§ Aim of the task:
Please copy out exactly, and only, the lines between the line with "Recreate this image" and the line with "plt.rcParams['font.family'] = ['Liberation", both included. Pictures are to be omitted.

§ Recorded information:
##########

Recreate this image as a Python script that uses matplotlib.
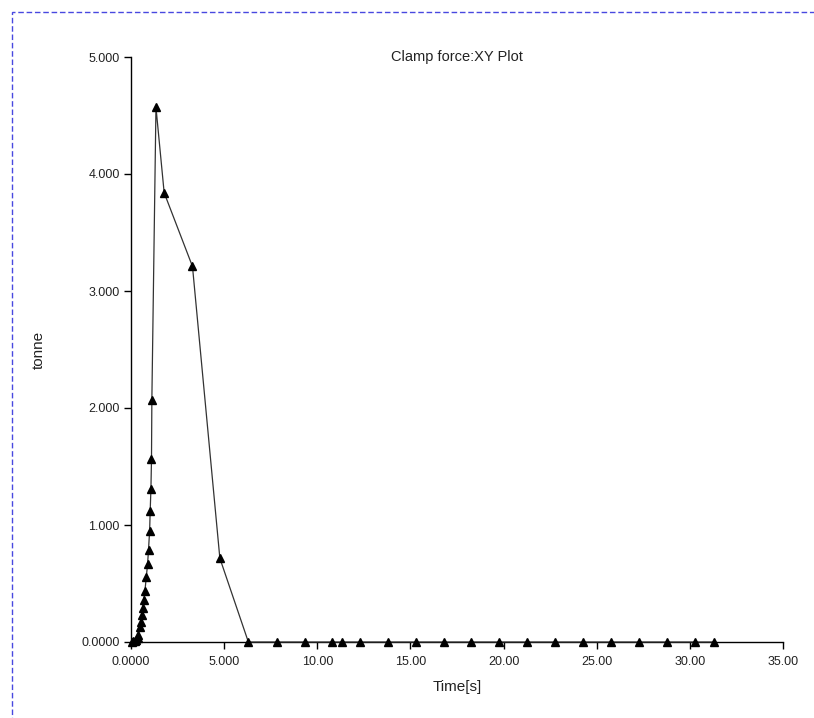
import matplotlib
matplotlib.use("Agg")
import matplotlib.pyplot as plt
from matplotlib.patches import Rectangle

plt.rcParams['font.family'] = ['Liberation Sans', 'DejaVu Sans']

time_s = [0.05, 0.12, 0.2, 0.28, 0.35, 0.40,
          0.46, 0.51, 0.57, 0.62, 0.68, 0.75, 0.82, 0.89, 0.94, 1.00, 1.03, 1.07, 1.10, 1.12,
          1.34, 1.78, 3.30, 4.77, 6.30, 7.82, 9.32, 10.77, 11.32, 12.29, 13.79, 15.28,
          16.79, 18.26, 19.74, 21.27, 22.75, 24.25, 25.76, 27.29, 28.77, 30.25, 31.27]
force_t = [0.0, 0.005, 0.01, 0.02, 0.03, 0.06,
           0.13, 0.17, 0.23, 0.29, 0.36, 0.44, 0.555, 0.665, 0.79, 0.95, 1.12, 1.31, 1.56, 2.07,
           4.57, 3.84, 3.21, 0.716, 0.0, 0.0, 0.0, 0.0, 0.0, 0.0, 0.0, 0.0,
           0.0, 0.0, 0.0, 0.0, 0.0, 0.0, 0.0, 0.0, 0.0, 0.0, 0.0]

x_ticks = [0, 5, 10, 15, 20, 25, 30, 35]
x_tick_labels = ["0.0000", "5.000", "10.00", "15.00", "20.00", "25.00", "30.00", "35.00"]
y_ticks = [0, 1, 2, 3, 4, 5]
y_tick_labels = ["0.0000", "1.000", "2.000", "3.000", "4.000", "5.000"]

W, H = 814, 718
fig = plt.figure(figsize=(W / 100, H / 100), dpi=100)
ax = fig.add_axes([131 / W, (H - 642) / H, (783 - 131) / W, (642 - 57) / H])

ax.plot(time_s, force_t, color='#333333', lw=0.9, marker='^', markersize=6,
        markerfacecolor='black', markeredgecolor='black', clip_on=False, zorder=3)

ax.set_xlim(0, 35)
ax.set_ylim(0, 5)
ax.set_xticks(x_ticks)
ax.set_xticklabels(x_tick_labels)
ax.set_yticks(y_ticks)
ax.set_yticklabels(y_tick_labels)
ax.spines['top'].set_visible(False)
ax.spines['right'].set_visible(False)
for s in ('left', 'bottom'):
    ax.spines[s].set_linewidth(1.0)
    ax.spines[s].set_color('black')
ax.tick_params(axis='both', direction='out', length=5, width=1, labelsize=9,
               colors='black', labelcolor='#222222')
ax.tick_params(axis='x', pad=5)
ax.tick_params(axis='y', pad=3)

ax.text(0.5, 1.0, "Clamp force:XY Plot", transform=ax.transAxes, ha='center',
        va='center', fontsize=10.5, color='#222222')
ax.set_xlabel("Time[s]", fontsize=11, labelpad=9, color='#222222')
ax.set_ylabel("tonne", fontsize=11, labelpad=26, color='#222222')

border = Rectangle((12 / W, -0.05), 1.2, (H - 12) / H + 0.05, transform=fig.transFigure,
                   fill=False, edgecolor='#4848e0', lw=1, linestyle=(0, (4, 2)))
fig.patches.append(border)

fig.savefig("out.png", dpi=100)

##########

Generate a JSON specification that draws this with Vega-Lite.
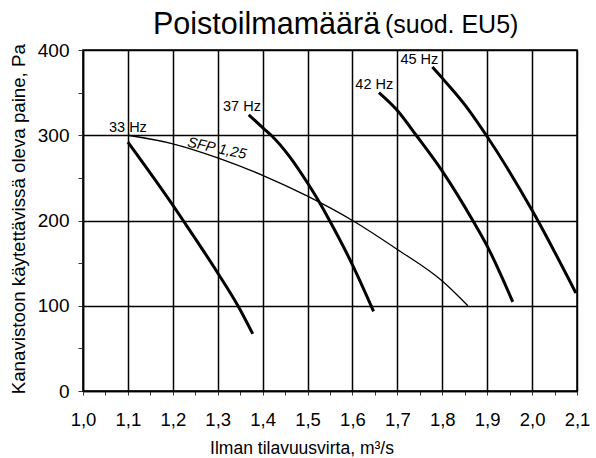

##########

§ Answer in full:
Recreate this image as a Python script that uses matplotlib.
import matplotlib
matplotlib.use("Agg")
import matplotlib.pyplot as plt
from matplotlib.patches import Rectangle

plt.rcParams['font.family'] = ['Liberation Sans', 'DejaVu Sans']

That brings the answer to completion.